4. As to whether the trial court erred by allowing Watts's counsel to present evidence showing Dawkins had health insurance benefits during June 2009 because it violated the collateral source rule: Vaught, 366 S.C. at 480, 623 S.E.2d at 375 ("The admission of evidence is within the sound discretion of the trial [court], and absent a clear abuse of discretion amounting to an error of law, the trial court's ruling will not be disturbed on appeal."); Rule 607, SCRE ("The credibility of a witness may be attacked by any party, including the party calling the witness."); Bonaparte v. Floyd, 291 S.C. 427, 443, 354 S.E.2d 40, 50 (Ct.
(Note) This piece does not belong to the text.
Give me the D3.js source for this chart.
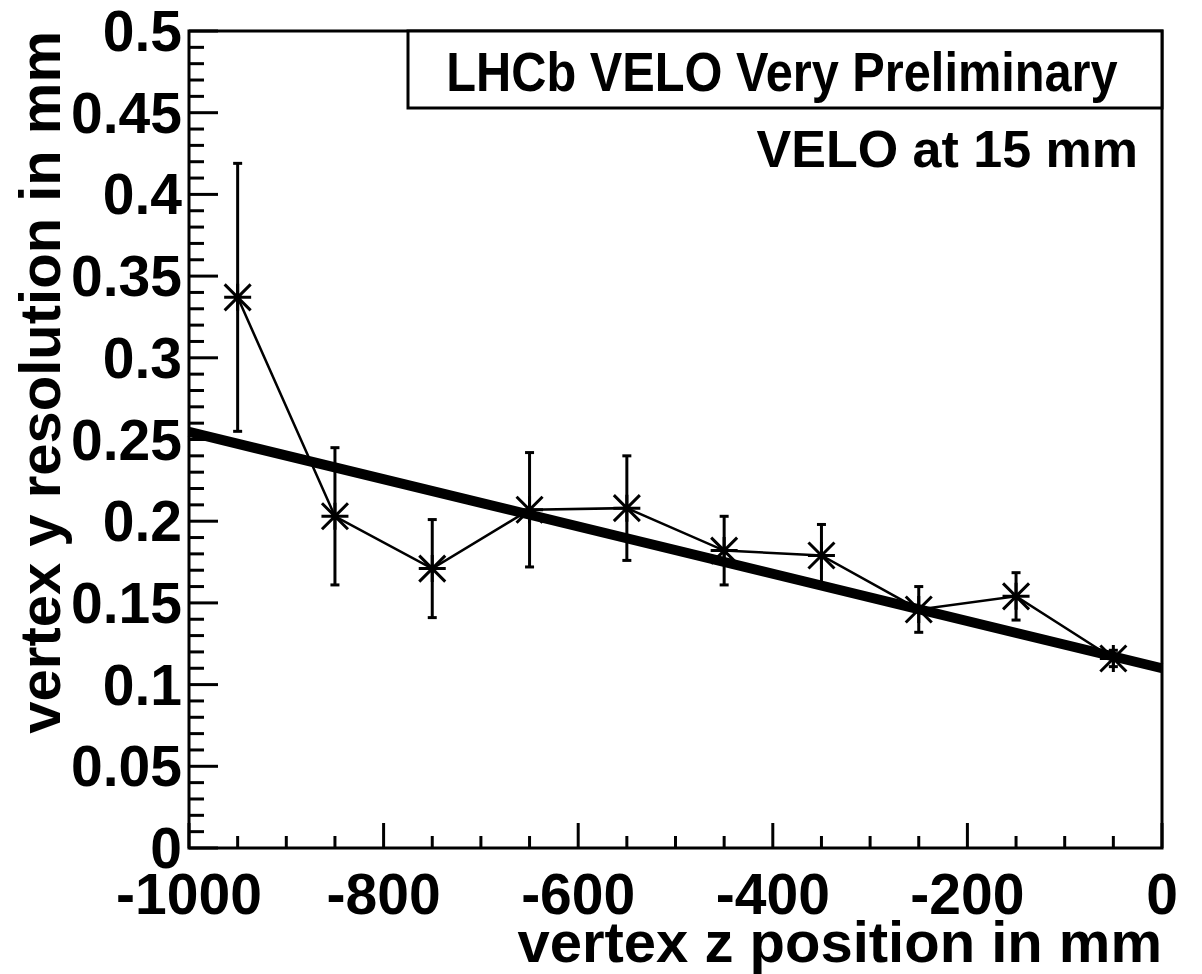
<!DOCTYPE html>
<html>
<head>
<meta charset="utf-8">
<script src="https://cdn.jsdelivr.net/npm/d3@7"></script>
<style>
  html, body { margin: 0; padding: 0; background: #fff; }
  svg { display: block; }
  text { font-family: "Liberation Sans", Arial, Helvetica, sans-serif; font-weight: bold; fill: #000; }
</style>
</head>
<body>
<svg id="chart" width="1202" height="974"></svg>
<script>
// Vertex y resolution vs. vertex z position
const zPos   = [-950, -850, -750, -650, -550, -450, -350, -250, -150, -50];
const resY   = [0.337, 0.203, 0.171, 0.207, 0.208, 0.182, 0.179, 0.146, 0.154, 0.116];
const errY   = [0.082, 0.042, 0.030, 0.035, 0.032, 0.021, 0.019, 0.014, 0.0145, 0.005];

// Straight-line fit, given by its end points
const fitZ   = [-1000, 0];
const fitY   = [0.2546, 0.110];

const xTickLabels = [-1000, -800, -600, -400, -200, 0];
const yTickLabels = [0, 0.05, 0.1, 0.15, 0.2, 0.25, 0.3, 0.35, 0.4, 0.45, 0.5];

const xTitle = "vertex z position in mm";
const yTitle = "vertex y resolution in mm";
const boxText = "LHCb VELO Very Preliminary";
const noteText = "VELO at 15 mm";

const svg = d3.select("#chart");
const L = 189, R = 1162, T = 31, B = 848;

const x = d3.scaleLinear().domain([-1000, 0]).range([L, R]);
const y = d3.scaleLinear().domain([0, 0.5]).range([B, T]);

// Minor ticks
const xMinor = d3.range(-1000, 1, 50).filter(v => v % 200 !== 0);
const yMinor = d3.range(0, 51).map(i => i / 100).filter((v, i) => i % 5 !== 0);

const g = svg.append("g");

// y axis ticks (left)
g.append("g").selectAll("line.ymaj").data(yTickLabels).join("line")
  .attr("x1", L).attr("x2", L + 29)
  .attr("y1", d => y(d)).attr("y2", d => y(d))
  .attr("stroke", "#000").attr("stroke-width", 3);
g.append("g").selectAll("line.ymin").data(yMinor).join("line")
  .attr("x1", L).attr("x2", L + 15)
  .attr("y1", d => y(d)).attr("y2", d => y(d))
  .attr("stroke", "#000").attr("stroke-width", 3);

// x axis ticks (bottom)
g.append("g").selectAll("line.xmaj").data(xTickLabels).join("line")
  .attr("x1", d => x(d)).attr("x2", d => x(d))
  .attr("y1", B).attr("y2", B - 25)
  .attr("stroke", "#000").attr("stroke-width", 3);
g.append("g").selectAll("line.xmin").data(xMinor).join("line")
  .attr("x1", d => x(d)).attr("x2", d => x(d))
  .attr("y1", B).attr("y2", B - 12)
  .attr("stroke", "#000").attr("stroke-width", 3);

// Tick labels
g.append("g").selectAll("text").data(yTickLabels).join("text")
  .attr("x", L - 7).attr("y", d => y(d) + 20)
  .attr("text-anchor", "end").attr("font-size", 57)
  .text(d => d3.format("")(d));
g.append("g").selectAll("text").data(xTickLabels).join("text")
  .attr("x", d => x(d)).attr("y", 914)
  .attr("text-anchor", "middle").attr("font-size", 57)
  .text(d => d);

// Axis titles
svg.append("text").attr("x", R).attr("y", 962)
  .attr("text-anchor", "end").attr("font-size", 58).text(xTitle);
svg.append("text").attr("transform", `translate(60,${T}) rotate(-90)`)
  .attr("text-anchor", "end").attr("font-size", 58).text(yTitle);

// Fit line
svg.append("line")
  .attr("x1", x(fitZ[0])).attr("y1", y(fitY[0]))
  .attr("x2", x(fitZ[1])).attr("y2", y(fitY[1]))
  .attr("stroke", "#000").attr("stroke-width", 10);

const pts = zPos.map((z, i) => ({ z, v: resY[i], e: errY[i] }));

// Connecting polyline
svg.append("path")
  .attr("d", d3.line().x(d => x(d.z)).y(d => y(d.v))(pts))
  .attr("fill", "none").attr("stroke", "#000").attr("stroke-width", 2.5);

// Error bars with caps
const eb = svg.append("g").attr("stroke", "#000").attr("stroke-width", 3);
pts.forEach(d => {
  const cx = x(d.z), t = y(d.v + d.e), b = y(d.v - d.e);
  eb.append("line").attr("x1", cx).attr("x2", cx).attr("y1", t).attr("y2", b);
  eb.append("line").attr("x1", cx - 4.5).attr("x2", cx + 4.5).attr("y1", t).attr("y2", t);
  eb.append("line").attr("x1", cx - 4.5).attr("x2", cx + 4.5).attr("y1", b).attr("y2", b);
});

// Asterisk markers
const mk = svg.append("g").attr("stroke", "#000").attr("stroke-width", 3);
pts.forEach(d => {
  const cx = x(d.z), cy = y(d.v), r = 13.5, q = 13;
  mk.append("path").attr("d",
    `M${cx - r},${cy}H${cx + r}M${cx},${cy - r}V${cy + r}` +
    `M${cx - q},${cy - q}L${cx + q},${cy + q}M${cx - q},${cy + q}L${cx + q},${cy - q}`);
});

// Frame
svg.append("rect").attr("x", L).attr("y", T).attr("width", R - L).attr("height", B - T)
  .attr("fill", "none").attr("stroke", "#000").attr("stroke-width", 3);

// Label box with a horizontally condensed title
svg.append("rect").attr("x", 408).attr("y", T).attr("width", R - 408).attr("height", 108 - T)
  .attr("fill", "#fff").attr("stroke", "#000").attr("stroke-width", 3);
svg.append("text").attr("transform", "translate(782,91) scale(0.87,1)")
  .attr("text-anchor", "middle").attr("font-size", 56).text(boxText);
svg.append("text").attr("x", 1138).attr("y", 167).attr("text-anchor", "end")
  .attr("font-size", 52).text(noteText);
</script>
</body>
</html>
App. 1987) (finding the trial court did not abuse its discretion by admitting evidence showing the plaintiff had health insurance after the plaintiff testified she could not afford to attend doctor's visits because the evidence had "relevance to the [plaintiff]'s credibility").
As to whether the trial court erred by allowing Watts's counsel to present evidence showing Dawkins had health insurance benefits during June 2009 because its probative value was substantially outweighed by the danger of unfair prejudice: Wilder Corp. v. Wilke, 330 S.C. 71, 76, 497 S.E.2d 731, 733 (1998) ("It is axiomatic that an issue cannot be raised for the first time on appeal, but must have been raised to and ruled upon by the trial [court] to be preserved for appellate review.").
We decide this case without oral argument pursuant to Rule 215, SCACR.